President Hugo Chavez made the surprise claim on Monday evening, implying that elements within the opposition were behind a plan to kill Capriles, the 39-year-old Miranda state governor who is challenging him in an October 7 election.
“The declaration of the Socialist Party candidate borders on the irresponsible, like his government is with the insecurity our people have to live with,” Capriles said via Twitter.
The latest development adds to a nervous and polarized atmosphere in the South American OPEC member, which the socialist Chavez has dominated for 13 years.
Shots were fired during one Capriles campaign stop in Caracas earlier this month, and officials from Chavez down have pilloried him as a “pig,” “bourgeois” and a “little Yankee.”
Foes frequently call Chavez a “dictator.”
The president is recovering from cancer surgery and is due to start radiation therapy in the coming days. The treatment is expected to weaken him during the campaign and has triggered rumors in some circles that he has a life-threatening condition.
Nevertheless, Chavez has a healthy poll lead over his rival, thanks, analysts say, to his strong emotional connection with the poor and oil-financed spending on welfare projects.
Capriles, a center-left politician who hails Brazil as his model, said the assassination talk was a distraction from daily problems troubling Venezuelans, such as a violent crime rate that is among the worst in the world.
“Our people have for years been living with insecurity, violence, lack of peace,” Capriles said in another tweet. “My fight is for a country without violence and we will achieve it!”
The governor, who is the candidate of the Democratic Unity coalition that groups the country’s main opposition parties, dismissed an offer from Chavez of state protection.
“A president should not ‘offer’ protection to one Venezuelan - he should guarantee it for all,” Capriles said.
Chavez gave few details of the alleged plot in a phone call to state television but said Venezuela’s head of intelligence met with Capriles aides “because there’s some information out there that they want to kill him.”
Chavez said the plot was not within government supporters, but rather among criminal destabilizers linked to the opposition itself.

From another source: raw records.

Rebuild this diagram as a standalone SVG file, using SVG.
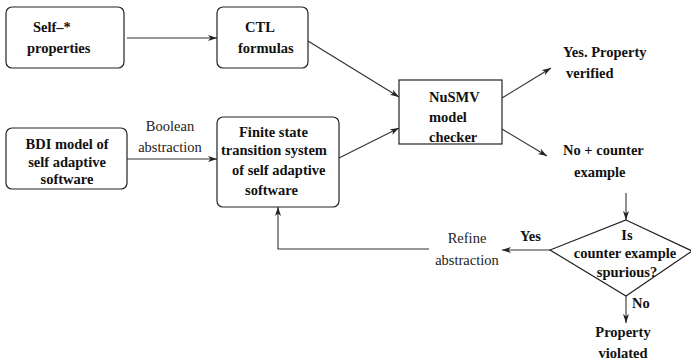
<svg xmlns="http://www.w3.org/2000/svg" width="691" height="362" viewBox="0 0 691 362">
<defs>
<marker id="ah" markerWidth="10" markerHeight="8" refX="9" refY="3" orient="auto" markerUnits="userSpaceOnUse">
<path d="M0,0 L9,3 L0,6 L2.5,3 Z" fill="#222"/>
</marker>
<style>
.box{fill:#fff;stroke:#222;stroke-width:1.2}
.b{font-family:"Liberation Serif","Times New Roman",serif;font-weight:bold;font-size:14.5px;fill:#111}
.r{font-family:"Liberation Serif","Times New Roman",serif;font-size:14.5px;fill:#222}
.c{text-anchor:middle}
.ln{fill:none;stroke:#333;stroke-width:1.1;marker-end:url(#ah)}
</style>
</defs>
<rect width="691" height="362" fill="#fff"/>
<g id="connectors">
<line class="ln" x1="127" y1="38" x2="217" y2="38"/>
<line class="ln" x1="308" y1="41" x2="399" y2="97"/>
<line class="ln" x1="339" y1="158" x2="399" y2="128"/>
<line class="ln" x1="127" y1="159" x2="217" y2="159"/>
<line class="ln" x1="502" y1="98" x2="551" y2="68"/>
<line class="ln" x1="502" y1="129" x2="547" y2="156"/>
<line class="ln" x1="626" y1="193" x2="626" y2="220"/>
<line class="ln" x1="550" y1="250" x2="502" y2="250"/>
<polyline class="ln" points="429,249 278,249 278,207"/>
<line class="ln" x1="626" y1="296" x2="626" y2="323"/>
</g>
<g id="self">
<rect class="box" x="6" y="7" width="118" height="61" rx="6"/>
<text class="b" x="33" y="32">Self–*</text>
<text class="b" x="27" y="53">properties</text>
</g>
<g id="ctl">
<rect class="box" x="217" y="7" width="91" height="61" rx="6"/>
<text class="b" x="245" y="32">CTL</text>
<text class="b" x="238" y="53">formulas</text>
</g>
<g id="bdi">
<rect class="box" x="6" y="128" width="121" height="61" rx="6"/>
<text class="b c" x="67" y="149">BDI model of</text>
<text class="b c" x="67" y="166.5">self adaptive</text>
<text class="b c" x="67" y="184">software</text>
</g>
<g id="boolean-label">
<text class="r c" x="170" y="131">Boolean</text>
<text class="r c" x="170" y="152">abstraction</text>
</g>
<g id="fsm">
<rect class="box" x="217" y="117" width="122" height="90" rx="6"/>
<text class="b" x="239" y="137">Finite state</text>
<text class="b" x="221" y="155">transition system</text>
<text class="b" x="232" y="175">of self adaptive</text>
<text class="b" x="245" y="195">software</text>
</g>
<g id="nusmv">
<rect class="box" x="399" y="80" width="103" height="64"/>
<text class="b" x="429" y="102">NuSMV</text>
<text class="b" x="429" y="122">model</text>
<text class="b" x="429" y="142">checker</text>
</g>
<g id="yes-verified">
<text class="b" x="563" y="57">Yes. Property</text>
<text class="b" x="566" y="78">verified</text>
</g>
<g id="no-counter">
<text class="b" x="563" y="155">No + counter</text>
<text class="b" x="574" y="177">example</text>
</g>
<g id="decision">
<polygon class="box" points="626,220 692,251 626,296 550,250"/>
<text class="b c" x="627" y="240">Is</text>
<text class="b c" x="625" y="258">counter example</text>
<text class="b c" x="627" y="277">spurious?</text>
</g>
<g id="yes-label">
<text class="b" x="520" y="241">Yes</text>
</g>
<g id="refine">
<text class="r c" x="467" y="243">Refine</text>
<text class="r c" x="467" y="265">abstraction</text>
</g>
<g id="no-label">
<text class="b" x="632" y="308">No</text>
</g>
<g id="violated">
<text class="b c" x="623" y="337">Property</text>
<text class="b c" x="623" y="358">violated</text>
</g>
</svg>
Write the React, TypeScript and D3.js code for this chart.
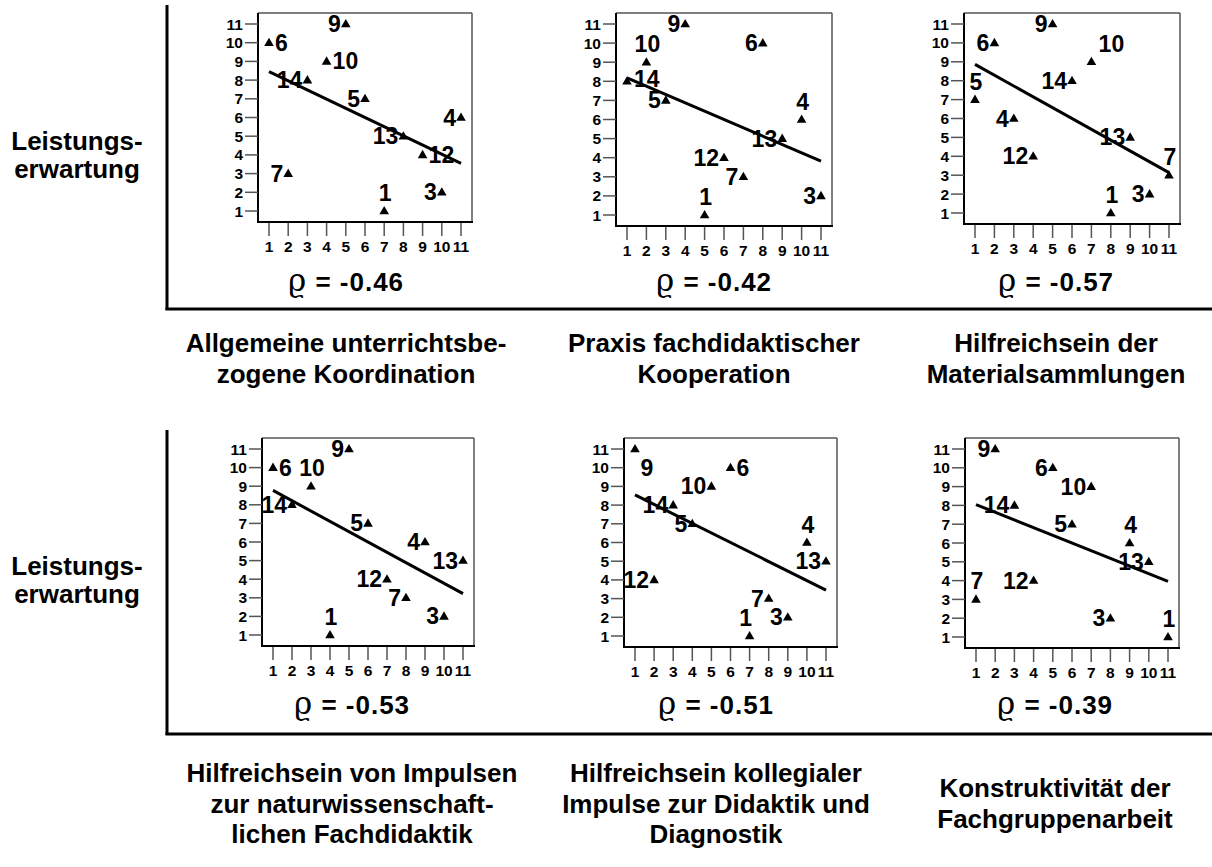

Capriles’ combative response marked a change in tone. He had sought to avoid confrontation with the Chavez and to project himself as the man to solve grassroots problems, rather than engage in rhetorical battles.
This month, he began a nationwide “house-by-house” tour in a simple bus and with notably little security.
Wearing T-shirts and often splattered with mud, Capriles has plunged in-and-out of homes and shops, and walked the streets for hours to talk to voters and hear their problems.
Chavez supporters say Capriles has copied the style of their man, who ran a remarkable on-the-street campaign in 1998 to sweep to a first presidential victory and embark on the “revolution” that has made him one of the world’s most recognizable figures.